Question

Explain reason:
(a) Grignard reagent should be prepared under anhydrous conditions.
(b) ${\text{C}}_{\text{6}}{\text{H}}_{\text{5}}\text{CHClC}{\text{H}}_{\text{3}}$ is hydrolysed more easily with KOH than ${\text{C}}_{\text{6}}{\text{H}}_{\text{5}}\text{C}{\text{H}}_2\text{Cl}$.

Answer 1

Hint – Here you need to know that Grignard reagents are very reactive. In the presence of moisture, they react to give alkanes. In ${\text{C}}_{\text{6}}{\text{H}}_{\text{5}}\text{CHClC}{\text{H}}_{\text{3}}$ carbocation is formed then it stabilizes the structure. Knowing this will solve your problem.

Complete answer:
(a) Grignard reagents are very reactive. In the presence of moisture, they react to give alkanes. Therefore, Grignard reagents should be prepared under anhydrous conditions.
(b) When $H_{2}O$ attacks the $2^0$ alkyl halide ${\text{C}}_{\text{6}}{\text{H}}_{\text{5}}\text{CHClC}{\text{H}}_{\text{3}}$ ​, the carbocation thus formed has resonance and hyper-conjugation to stabilize it.
In ${\text{C}}_{\text{6}}{\text{H}}_{\text{5}}\text{C}{\text{H}}_2\text{Cl}$, only resonance is present.
Hence, ${\text{C}}_{\text{6}}{\text{H}}_{\text{5}}\text{CHClC}{\text{H}}_{\text{3}}$ becomes more stable than ${\text{C}}_{\text{6}}{\text{H}}_{\text{5}}\text{C}{\text{H}}_2\text{Cl}$ so it is hydrolysed more easily.

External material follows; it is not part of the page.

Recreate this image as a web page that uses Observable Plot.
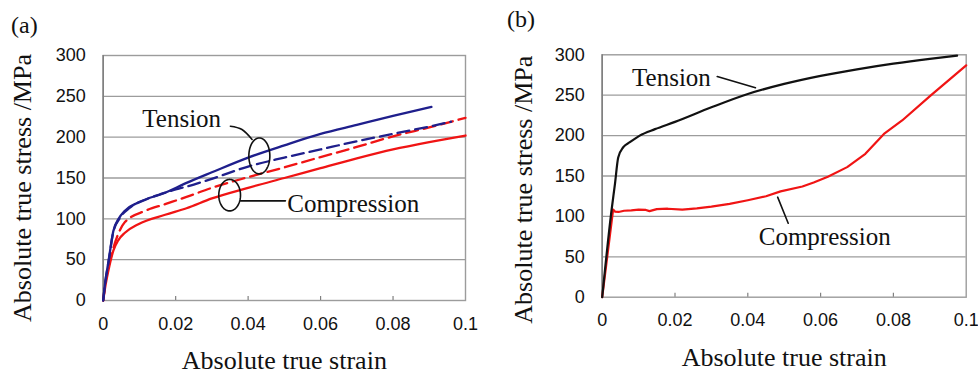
<!DOCTYPE html>
<html>
<head>
<meta charset="utf-8">
<script src="https://cdn.jsdelivr.net/npm/d3@7"></script>
<script src="https://cdn.jsdelivr.net/npm/@observablehq/plot@0.6"></script>
<style>
  html, body { margin: 0; padding: 0; background: #fff; }
  #wrap { position: relative; width: 978px; height: 374px; overflow: hidden; }
  .panel { position: absolute; top: 0; }
  .plabel { position: absolute; font-family: "Liberation Serif", "Times New Roman", serif; font-size: 24px; color: #111; line-height: 1; }
</style>
</head>
<body>
<div id="wrap">
  <div class="plabel" style="left:11px; top:13px;">(a)</div>
  <div class="plabel" style="left:507px; top:7px;">(b)</div>
</div>
<script>
// ---------- Data ----------
const xTicks = [0, 0.02, 0.04, 0.06, 0.08, 0.1];
const xTickLabels = ["0", "0.02", "0.04", "0.06", "0.08", "0.1"];
const yTicks = [0, 50, 100, 150, 200, 250, 300];
const xTitle = "Absolute true strain";
const yTitle = "Absolute true stress /MPa";

// Panel (a)
const aTension1Strain = [0, 0.0005, 0.0015, 0.0028, 0.0042, 0.006, 0.0097, 0.0171, 0.023, 0.03, 0.04, 0.05, 0.06, 0.07, 0.08, 0.0906];
const aTension1Stress = [0, 20, 49, 85, 99.6, 110, 120, 132, 144, 157, 175, 190, 204, 215, 226, 237];
const aTension2Strain = [0, 0.0005, 0.0015, 0.0028, 0.0047, 0.0074, 0.012, 0.018, 0.025, 0.03, 0.04, 0.05, 0.06, 0.07, 0.08, 0.09, 0.096];
const aTension2Stress = [0, 20, 48, 84, 101.6, 113.8, 124, 133.3, 142, 149, 164, 175, 185, 195, 204, 213, 219];
const aCompr1Strain = [0, 0.0005, 0.0015, 0.0028, 0.0042, 0.006, 0.0097, 0.0171, 0.023, 0.03, 0.04, 0.05, 0.06, 0.07, 0.08, 0.09, 0.1];
const aCompr1Stress = [0, 15, 38, 61, 74, 83, 93.5, 105, 113, 125, 138, 150, 162, 174, 185, 194, 202];
const aCompr2Strain = [0, 0.0005, 0.0015, 0.0024, 0.0042, 0.006, 0.0116, 0.0171, 0.023, 0.03, 0.04, 0.05, 0.06, 0.07, 0.08, 0.09, 0.1];
const aCompr2Stress = [0, 18, 42, 58, 82, 96, 109.8, 118, 126.8, 138, 151, 163, 175.6, 188, 201, 212, 223.6];

// Panel (b)
const bTensionStrain = [0, 0.00255, 0.0035, 0.0044, 0.0058, 0.0076, 0.0103, 0.0145, 0.02, 0.03, 0.04, 0.05, 0.06, 0.07, 0.08, 0.09, 0.0975];
const bTensionStress = [0, 107, 140, 173, 185.6, 191.8, 200, 208, 217, 235, 251.5, 264, 274, 282, 289, 295, 299];
const bComprStrain = [0, 0.003, 0.0035, 0.0045, 0.006, 0.008, 0.01, 0.012, 0.013, 0.015, 0.018, 0.022, 0.026, 0.03, 0.035, 0.04, 0.045, 0.049, 0.055, 0.0581, 0.062, 0.0673, 0.0723, 0.0774, 0.0824, 0.0902, 0.1];
const bComprStress = [0, 108.5, 106, 105.5, 107, 107.5, 108.5, 108, 106.5, 109, 109.5, 108.5, 110, 112, 115.5, 120, 125, 131, 137, 142, 149, 161, 177.5, 202, 218.7, 249.5, 287];

// Annotation labels (data coordinates)
const aLabels = [
  {text: "Tension", x: 0.0108, y: 222},
  {text: "Compression", x: 0.0508, y: 118.7}
];
const bLabels = [
  {text: "Tension", x: 0.0082, y: 271.5},
  {text: "Compression", x: 0.043, y: 75}
];
// Ellipses grouping curves in (a): center, radii (data units)
const aEllipses = [
  {cx: 0.0431, cy: 177, rx: 0.0029, ry: 22},
  {cx: 0.0349, cy: 129, rx: 0.003, ry: 19.3}
];
// Leader lines
const aLeaderTension = [[0.0351, 213.4], [0.0383, 209.4], [0.0411, 197.2]];
const aLeaderCompr = [[0.0379, 122], [0.0503, 122]];
const bLeaderTension = [[0.0316, 273.2], [0.0421, 259.2]];
const bLeaderCompr = [[0.0482, 123.8], [0.0511, 91.6]];

// ---------- Helpers ----------
const zip = (xs, ys) => xs.map((x, i) => ({x, y: ys[i]}));
function ellipse(e) {
  const pts = [];
  for (let i = 0; i <= 72; i++) {
    const t = (i / 72) * 2 * Math.PI;
    pts.push({x: e.cx + e.rx * Math.cos(t), y: e.cy + e.ry * Math.sin(t)});
  }
  return pts;
}
const BLUE = "#1f1f8c";
const RED = "#f01414";
const GRID = "#9c9c9c";
const SERIF = "Liberation Serif, Times New Roman, serif";

function basePanel({mL, mR, mT, mB, tickPad, yTitleDx, yTitleDy, xTitleDy}) {
  const W = 489, H = 374;
  const plotH = H - mT - mB;
  return {
    W, H,
    common: [
      Plot.gridY(yTicks.filter(d => d > 0 && d < 300), {stroke: GRID, strokeOpacity: 1, strokeWidth: 1.3}),
      Plot.frame({stroke: GRID, strokeWidth: 1.4}),
      Plot.ruleX([0], {stroke: "#808080", strokeWidth: 1.6}),
      Plot.tickX(xTicks.slice(1, -1), {x: d => d, stroke: "#808080", strokeWidth: 1.2, insetTop: plotH - 4}),
      Plot.axisX(xTicks, {tickSize: 0, tickPadding: tickPad, tickFormat: (d) => xTickLabels[xTicks.indexOf(d)], fill: "#111", label: null}),
      Plot.axisY(yTicks, {tickSize: 0, tickPadding: 17.5, fill: "#111", label: null}),
      Plot.text([yTitle], {frameAnchor: "left", textAnchor: "middle", lineAnchor: "middle", rotate: -90, dx: yTitleDx, dy: yTitleDy, fontFamily: SERIF, fontSize: 26, fill: "#111"}),
      Plot.text([xTitle], {frameAnchor: "bottom", textAnchor: "middle", lineAnchor: "middle", dy: xTitleDy, fontFamily: SERIF, fontSize: 26, fill: "#111"})
    ],
    opts: {
      width: W, height: H,
      marginLeft: mL, marginRight: mR, marginTop: mT, marginBottom: mB,
      x: {domain: [0, 0.1]},
      y: {domain: [0, 300]},
      style: {fontFamily: "Liberation Sans, Arial, sans-serif", fontSize: "18px", color: "#111", background: "transparent", overflow: "visible"}
    }
  };
}

// ---------- Panel (a) ----------
const pa = basePanel({mL: 102.7, mR: 24, mT: 55, mB: 74, tickPad: 17, yTitleDx: -81, yTitleDy: 10, xTitleDy: 60});
const plotA = Plot.plot({
  ...pa.opts,
  marks: [
    ...pa.common,
    Plot.line(zip(aCompr1Strain, aCompr1Stress), {x: "x", y: "y", stroke: RED, strokeWidth: 2.3, curve: "monotone-x"}),
    Plot.line(zip(aCompr2Strain, aCompr2Stress), {x: "x", y: "y", stroke: RED, strokeWidth: 2.3, strokeDasharray: "12,6", curve: "monotone-x"}),
    Plot.line(zip(aTension2Strain, aTension2Stress), {x: "x", y: "y", stroke: BLUE, strokeWidth: 2.3, strokeDasharray: "12,6", curve: "monotone-x"}),
    Plot.line(zip(aTension1Strain, aTension1Stress), {x: "x", y: "y", stroke: BLUE, strokeWidth: 2.3, curve: "monotone-x"}),
    ...aEllipses.map(e => Plot.line(ellipse(e), {x: "x", y: "y", stroke: "#111", strokeWidth: 1.6})),
    Plot.line(aLeaderTension, {x: d => d[0], y: d => d[1], stroke: "#111", strokeWidth: 1.6, curve: "natural"}),
    Plot.line(aLeaderCompr, {x: d => d[0], y: d => d[1], stroke: "#111", strokeWidth: 1.6}),
    Plot.text(aLabels, {x: "x", y: "y", text: "text", textAnchor: "start", fontFamily: SERIF, fontSize: 25, fill: "#111"})
  ]
});
plotA.classList.add("panel");
plotA.style.left = "0px";
document.getElementById("wrap").appendChild(plotA);

// ---------- Panel (b) ----------
const pb = basePanel({mL: 112.7, mR: 12.3, mT: 54.3, mB: 77.3, tickPad: 16, yTitleDx: -78.4, yTitleDy: 13.7, xTitleDy: 60});
const plotB = Plot.plot({
  ...pb.opts,
  marks: [
    ...pb.common,
    Plot.line(zip(bComprStrain, bComprStress), {x: "x", y: "y", stroke: RED, strokeWidth: 2.2}),
    Plot.line(zip(bTensionStrain, bTensionStress), {x: "x", y: "y", stroke: "#111", strokeWidth: 2.2, curve: "monotone-x"}),
    Plot.line(bLeaderTension, {x: d => d[0], y: d => d[1], stroke: "#111", strokeWidth: 1.6}),
    Plot.line(bLeaderCompr, {x: d => d[0], y: d => d[1], stroke: "#111", strokeWidth: 1.6}),
    Plot.text(bLabels, {x: "x", y: "y", text: "text", textAnchor: "start", fontFamily: SERIF, fontSize: 25, fill: "#111"})
  ]
});
plotB.classList.add("panel");
plotB.style.left = "489px";
document.getElementById("wrap").appendChild(plotB);
</script>
</body>
</html>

Note – Whenever you face such problems of chemistry you need to draw the structures and observe the arrangements of electrons in lone pairs and shared pairs. According to that, electronegativity of elements decides what could happen to make the structure more stable. When Grignard reagents (RMgX) are treated with the hydroxyl group it forms alkanes.